-------- GIVEN INFORMATION

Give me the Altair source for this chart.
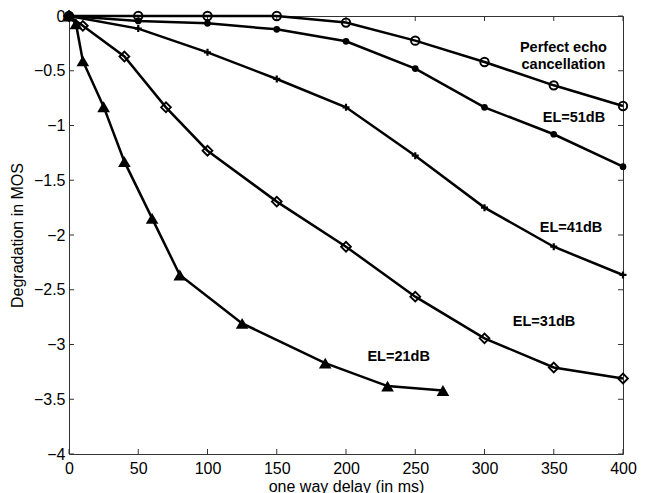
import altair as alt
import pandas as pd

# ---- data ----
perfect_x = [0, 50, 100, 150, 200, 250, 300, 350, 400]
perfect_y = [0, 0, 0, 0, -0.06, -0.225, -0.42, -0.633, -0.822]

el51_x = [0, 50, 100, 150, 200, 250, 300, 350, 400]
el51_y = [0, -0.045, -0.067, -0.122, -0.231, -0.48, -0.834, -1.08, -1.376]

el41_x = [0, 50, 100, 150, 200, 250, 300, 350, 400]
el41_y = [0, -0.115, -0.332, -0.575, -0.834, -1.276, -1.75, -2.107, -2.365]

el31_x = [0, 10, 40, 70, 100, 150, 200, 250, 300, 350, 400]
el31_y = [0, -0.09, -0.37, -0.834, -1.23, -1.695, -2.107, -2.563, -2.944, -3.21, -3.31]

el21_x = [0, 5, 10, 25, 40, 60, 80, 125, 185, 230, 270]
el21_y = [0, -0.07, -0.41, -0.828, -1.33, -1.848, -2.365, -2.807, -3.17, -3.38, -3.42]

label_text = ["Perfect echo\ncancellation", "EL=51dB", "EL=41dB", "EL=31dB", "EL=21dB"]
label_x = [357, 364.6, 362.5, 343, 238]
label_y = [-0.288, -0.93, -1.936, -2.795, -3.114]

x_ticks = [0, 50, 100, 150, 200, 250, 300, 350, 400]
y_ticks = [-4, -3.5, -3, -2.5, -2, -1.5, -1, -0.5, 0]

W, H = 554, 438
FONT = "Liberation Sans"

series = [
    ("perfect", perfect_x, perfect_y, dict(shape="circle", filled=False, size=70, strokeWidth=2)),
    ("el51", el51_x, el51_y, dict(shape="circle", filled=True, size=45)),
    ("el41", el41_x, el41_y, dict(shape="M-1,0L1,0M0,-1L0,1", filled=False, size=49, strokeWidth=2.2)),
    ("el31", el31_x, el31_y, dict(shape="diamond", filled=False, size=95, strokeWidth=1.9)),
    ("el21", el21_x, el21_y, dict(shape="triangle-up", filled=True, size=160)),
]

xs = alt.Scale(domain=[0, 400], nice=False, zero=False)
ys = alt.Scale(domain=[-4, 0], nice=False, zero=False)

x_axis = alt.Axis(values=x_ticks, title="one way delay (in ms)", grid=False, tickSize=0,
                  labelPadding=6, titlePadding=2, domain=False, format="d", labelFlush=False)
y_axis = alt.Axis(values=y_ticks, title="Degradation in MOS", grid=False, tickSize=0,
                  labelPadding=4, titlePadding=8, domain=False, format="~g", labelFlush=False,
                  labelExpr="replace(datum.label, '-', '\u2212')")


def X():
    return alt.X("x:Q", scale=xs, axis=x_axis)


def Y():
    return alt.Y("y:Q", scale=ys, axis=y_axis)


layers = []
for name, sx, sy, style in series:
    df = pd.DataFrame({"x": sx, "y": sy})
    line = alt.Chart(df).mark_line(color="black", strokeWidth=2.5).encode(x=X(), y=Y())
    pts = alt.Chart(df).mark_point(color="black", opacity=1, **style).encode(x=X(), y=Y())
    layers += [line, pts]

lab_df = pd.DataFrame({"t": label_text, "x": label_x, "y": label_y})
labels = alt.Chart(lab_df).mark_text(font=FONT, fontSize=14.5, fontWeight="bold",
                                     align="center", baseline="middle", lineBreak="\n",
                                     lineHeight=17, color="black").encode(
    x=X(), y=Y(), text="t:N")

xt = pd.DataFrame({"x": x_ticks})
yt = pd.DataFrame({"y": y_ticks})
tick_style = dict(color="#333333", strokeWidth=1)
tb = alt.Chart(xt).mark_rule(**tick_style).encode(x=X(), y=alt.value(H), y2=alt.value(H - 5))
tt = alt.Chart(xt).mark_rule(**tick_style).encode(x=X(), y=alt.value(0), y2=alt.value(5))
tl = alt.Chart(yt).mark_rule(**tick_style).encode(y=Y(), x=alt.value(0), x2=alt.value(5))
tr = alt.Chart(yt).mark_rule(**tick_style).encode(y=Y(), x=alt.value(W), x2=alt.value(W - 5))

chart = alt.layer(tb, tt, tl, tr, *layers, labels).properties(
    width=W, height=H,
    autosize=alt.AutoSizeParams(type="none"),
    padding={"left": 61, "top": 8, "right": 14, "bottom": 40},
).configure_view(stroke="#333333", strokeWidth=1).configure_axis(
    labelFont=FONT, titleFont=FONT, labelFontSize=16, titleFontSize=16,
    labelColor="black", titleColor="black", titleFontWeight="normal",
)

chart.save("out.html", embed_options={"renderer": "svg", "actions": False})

----------------

- **GIVEN INSTRUCTION**
Reproduce the material above from its first line through the line containing "perfect_y = [0, 0, 0, 0, -0.06, -0.225, -0.42, -0.633, -0.822]", both ends included, and skip every picture.

- **EXPECTED ANSWER**
Give me the Altair source for this chart.
import altair as alt
import pandas as pd

# ---- data ----
perfect_x = [0, 50, 100, 150, 200, 250, 300, 350, 400]
perfect_y = [0, 0, 0, 0, -0.06, -0.225, -0.42, -0.633, -0.822]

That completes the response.